START

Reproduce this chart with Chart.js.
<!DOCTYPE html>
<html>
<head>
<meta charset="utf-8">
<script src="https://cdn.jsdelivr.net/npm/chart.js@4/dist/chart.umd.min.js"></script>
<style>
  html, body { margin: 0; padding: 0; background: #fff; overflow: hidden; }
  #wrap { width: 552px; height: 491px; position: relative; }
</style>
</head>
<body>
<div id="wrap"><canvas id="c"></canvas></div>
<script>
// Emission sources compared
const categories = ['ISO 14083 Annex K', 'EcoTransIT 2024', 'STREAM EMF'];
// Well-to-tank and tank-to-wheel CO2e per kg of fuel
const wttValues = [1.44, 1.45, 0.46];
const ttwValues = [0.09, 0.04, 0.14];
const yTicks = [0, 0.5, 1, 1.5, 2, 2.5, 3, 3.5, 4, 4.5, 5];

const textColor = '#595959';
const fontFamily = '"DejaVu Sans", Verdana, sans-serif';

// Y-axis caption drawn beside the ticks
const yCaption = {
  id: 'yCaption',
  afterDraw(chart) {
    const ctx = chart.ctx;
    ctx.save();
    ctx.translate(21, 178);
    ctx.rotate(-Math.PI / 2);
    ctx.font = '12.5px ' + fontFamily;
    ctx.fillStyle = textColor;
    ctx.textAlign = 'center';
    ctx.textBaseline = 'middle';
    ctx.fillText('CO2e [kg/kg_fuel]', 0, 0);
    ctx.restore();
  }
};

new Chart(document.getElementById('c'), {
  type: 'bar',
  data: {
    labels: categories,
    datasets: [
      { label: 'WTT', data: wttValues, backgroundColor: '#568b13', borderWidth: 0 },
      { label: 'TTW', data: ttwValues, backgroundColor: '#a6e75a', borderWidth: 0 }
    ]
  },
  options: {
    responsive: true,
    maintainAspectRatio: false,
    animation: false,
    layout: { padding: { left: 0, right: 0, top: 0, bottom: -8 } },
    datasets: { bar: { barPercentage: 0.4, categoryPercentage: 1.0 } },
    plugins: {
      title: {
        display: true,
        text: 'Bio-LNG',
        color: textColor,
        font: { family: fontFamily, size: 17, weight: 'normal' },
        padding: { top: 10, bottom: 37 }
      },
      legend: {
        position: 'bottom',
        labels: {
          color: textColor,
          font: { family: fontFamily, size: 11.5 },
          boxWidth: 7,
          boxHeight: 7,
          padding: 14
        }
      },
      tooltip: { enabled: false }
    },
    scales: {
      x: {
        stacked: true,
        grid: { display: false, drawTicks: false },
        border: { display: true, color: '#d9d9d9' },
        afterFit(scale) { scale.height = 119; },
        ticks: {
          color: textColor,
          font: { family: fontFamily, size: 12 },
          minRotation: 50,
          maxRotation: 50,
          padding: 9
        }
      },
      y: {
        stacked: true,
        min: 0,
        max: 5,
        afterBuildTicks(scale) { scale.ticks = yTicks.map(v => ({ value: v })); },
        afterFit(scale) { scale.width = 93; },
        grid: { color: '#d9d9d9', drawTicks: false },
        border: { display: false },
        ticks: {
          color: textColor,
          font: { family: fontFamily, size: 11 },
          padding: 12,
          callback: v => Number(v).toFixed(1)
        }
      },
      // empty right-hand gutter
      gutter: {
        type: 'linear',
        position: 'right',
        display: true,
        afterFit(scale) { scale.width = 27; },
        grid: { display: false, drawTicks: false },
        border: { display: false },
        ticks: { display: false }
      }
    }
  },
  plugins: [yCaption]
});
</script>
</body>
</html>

END
START

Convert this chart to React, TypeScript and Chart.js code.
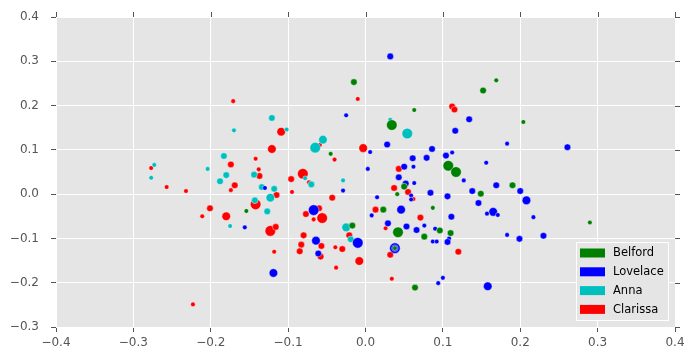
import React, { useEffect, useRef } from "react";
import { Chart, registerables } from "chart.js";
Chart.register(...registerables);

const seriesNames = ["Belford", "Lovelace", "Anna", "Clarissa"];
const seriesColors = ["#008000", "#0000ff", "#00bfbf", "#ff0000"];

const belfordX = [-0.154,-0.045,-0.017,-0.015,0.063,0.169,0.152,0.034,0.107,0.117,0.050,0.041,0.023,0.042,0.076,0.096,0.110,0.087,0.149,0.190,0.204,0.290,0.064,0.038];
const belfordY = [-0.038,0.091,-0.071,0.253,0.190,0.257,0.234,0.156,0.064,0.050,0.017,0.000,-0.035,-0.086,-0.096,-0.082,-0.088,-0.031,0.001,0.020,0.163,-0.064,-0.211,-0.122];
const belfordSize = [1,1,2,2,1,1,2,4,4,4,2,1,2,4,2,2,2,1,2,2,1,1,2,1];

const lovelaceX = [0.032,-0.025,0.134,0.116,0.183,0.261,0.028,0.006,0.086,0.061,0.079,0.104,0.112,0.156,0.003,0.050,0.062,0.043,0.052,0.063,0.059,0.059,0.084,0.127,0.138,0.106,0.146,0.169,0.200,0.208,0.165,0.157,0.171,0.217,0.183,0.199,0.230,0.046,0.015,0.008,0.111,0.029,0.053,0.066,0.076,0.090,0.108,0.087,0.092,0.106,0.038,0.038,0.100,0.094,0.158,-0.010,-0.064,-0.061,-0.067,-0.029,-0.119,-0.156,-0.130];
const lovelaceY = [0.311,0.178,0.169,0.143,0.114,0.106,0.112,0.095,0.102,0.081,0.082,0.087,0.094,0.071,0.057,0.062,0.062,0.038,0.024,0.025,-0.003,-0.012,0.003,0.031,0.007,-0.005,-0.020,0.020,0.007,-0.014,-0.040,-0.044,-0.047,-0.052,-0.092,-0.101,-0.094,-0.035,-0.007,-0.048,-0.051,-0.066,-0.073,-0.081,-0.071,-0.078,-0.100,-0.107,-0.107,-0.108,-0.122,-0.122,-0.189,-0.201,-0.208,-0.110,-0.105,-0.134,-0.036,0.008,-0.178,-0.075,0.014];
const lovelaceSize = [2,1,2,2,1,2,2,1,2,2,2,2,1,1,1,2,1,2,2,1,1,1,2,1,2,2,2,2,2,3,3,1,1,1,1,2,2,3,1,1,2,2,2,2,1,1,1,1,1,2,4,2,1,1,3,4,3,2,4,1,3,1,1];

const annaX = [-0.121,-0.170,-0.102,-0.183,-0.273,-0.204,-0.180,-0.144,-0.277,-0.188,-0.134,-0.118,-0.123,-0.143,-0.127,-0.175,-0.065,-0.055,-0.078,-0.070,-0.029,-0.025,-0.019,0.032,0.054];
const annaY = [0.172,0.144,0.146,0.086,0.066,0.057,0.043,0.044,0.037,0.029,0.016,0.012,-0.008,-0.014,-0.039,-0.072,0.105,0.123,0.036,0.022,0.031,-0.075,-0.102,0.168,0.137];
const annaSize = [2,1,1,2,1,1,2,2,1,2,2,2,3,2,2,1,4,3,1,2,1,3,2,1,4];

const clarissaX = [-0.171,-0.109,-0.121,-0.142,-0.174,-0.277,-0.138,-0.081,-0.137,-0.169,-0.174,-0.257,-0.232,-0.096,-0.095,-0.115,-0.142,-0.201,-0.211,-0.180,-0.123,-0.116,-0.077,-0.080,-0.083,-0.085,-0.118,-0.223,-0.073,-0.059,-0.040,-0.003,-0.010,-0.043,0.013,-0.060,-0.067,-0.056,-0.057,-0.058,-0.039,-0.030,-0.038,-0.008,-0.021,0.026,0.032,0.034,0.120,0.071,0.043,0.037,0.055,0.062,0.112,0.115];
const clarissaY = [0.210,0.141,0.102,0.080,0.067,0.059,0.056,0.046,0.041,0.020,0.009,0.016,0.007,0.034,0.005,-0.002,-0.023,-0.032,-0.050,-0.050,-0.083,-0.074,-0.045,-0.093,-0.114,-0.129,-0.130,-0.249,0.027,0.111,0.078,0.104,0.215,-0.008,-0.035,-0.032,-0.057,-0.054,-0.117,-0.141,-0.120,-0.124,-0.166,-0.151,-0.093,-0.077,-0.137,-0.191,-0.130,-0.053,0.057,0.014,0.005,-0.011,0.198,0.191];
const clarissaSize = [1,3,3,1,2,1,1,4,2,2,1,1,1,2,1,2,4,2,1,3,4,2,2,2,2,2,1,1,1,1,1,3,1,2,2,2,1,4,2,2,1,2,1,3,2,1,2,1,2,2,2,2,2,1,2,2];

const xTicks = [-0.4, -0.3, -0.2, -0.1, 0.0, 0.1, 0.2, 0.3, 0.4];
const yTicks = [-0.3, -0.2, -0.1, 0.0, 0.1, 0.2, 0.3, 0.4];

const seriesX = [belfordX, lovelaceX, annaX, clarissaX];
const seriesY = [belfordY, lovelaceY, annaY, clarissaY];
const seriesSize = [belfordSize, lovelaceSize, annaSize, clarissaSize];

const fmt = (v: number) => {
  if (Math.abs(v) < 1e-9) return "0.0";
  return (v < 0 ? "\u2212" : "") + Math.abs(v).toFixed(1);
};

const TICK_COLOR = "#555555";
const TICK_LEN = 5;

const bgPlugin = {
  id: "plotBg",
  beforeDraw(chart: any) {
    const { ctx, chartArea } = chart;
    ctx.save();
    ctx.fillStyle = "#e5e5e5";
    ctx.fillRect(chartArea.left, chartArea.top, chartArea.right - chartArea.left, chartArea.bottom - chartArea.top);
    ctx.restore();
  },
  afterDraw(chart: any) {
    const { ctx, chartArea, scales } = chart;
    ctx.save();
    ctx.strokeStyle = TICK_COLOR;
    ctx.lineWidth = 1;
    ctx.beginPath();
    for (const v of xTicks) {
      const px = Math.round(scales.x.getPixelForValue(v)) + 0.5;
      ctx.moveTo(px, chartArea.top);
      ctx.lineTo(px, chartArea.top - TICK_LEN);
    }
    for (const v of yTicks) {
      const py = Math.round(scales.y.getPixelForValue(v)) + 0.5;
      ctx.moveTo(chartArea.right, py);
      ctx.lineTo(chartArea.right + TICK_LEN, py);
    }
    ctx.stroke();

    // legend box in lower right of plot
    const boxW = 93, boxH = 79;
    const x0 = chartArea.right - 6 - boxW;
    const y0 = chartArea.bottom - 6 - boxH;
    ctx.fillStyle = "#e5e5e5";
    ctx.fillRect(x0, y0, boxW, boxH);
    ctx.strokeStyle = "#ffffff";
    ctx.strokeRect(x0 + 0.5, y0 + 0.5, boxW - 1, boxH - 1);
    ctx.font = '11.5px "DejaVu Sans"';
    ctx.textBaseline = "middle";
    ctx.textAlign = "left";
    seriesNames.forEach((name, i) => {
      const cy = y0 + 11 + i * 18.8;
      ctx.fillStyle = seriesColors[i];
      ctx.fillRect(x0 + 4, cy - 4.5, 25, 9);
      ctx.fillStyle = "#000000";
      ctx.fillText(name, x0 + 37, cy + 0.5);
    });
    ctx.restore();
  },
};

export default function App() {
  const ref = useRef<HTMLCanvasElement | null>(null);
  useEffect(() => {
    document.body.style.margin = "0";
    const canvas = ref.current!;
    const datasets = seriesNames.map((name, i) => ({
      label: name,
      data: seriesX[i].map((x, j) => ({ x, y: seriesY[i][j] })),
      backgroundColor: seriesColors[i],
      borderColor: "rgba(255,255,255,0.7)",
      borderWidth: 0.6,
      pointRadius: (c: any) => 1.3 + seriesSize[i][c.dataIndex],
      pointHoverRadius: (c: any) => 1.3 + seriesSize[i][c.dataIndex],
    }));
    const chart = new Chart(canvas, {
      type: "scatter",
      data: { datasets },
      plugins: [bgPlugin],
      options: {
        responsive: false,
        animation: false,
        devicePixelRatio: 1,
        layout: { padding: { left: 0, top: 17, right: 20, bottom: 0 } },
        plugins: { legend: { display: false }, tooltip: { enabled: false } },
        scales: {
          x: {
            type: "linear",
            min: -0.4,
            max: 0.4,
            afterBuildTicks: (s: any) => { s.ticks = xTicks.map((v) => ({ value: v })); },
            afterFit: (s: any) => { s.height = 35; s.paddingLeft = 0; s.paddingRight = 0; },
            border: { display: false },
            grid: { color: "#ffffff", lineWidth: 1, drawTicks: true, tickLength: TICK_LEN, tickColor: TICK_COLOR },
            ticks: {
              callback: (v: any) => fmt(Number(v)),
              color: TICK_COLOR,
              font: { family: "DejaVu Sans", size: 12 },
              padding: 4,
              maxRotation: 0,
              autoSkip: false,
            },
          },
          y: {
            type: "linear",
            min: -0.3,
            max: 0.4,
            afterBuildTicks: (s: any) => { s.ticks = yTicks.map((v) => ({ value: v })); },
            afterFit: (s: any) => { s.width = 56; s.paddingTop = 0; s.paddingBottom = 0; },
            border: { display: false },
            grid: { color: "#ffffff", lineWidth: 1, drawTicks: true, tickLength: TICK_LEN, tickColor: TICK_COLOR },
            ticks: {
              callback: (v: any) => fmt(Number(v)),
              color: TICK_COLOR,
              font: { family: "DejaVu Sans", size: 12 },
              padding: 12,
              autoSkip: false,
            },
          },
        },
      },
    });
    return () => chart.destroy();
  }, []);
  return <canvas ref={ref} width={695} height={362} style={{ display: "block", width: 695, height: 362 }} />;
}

END

Work required
Repeat exactly, and only, the lines from the one containing "Convert this chart" through the one containing "Chart.register(...registerables);", both included, without the pictures.

Task response
Convert this chart to React, TypeScript and Chart.js code.
import React, { useEffect, useRef } from "react";
import { Chart, registerables } from "chart.js";
Chart.register(...registerables);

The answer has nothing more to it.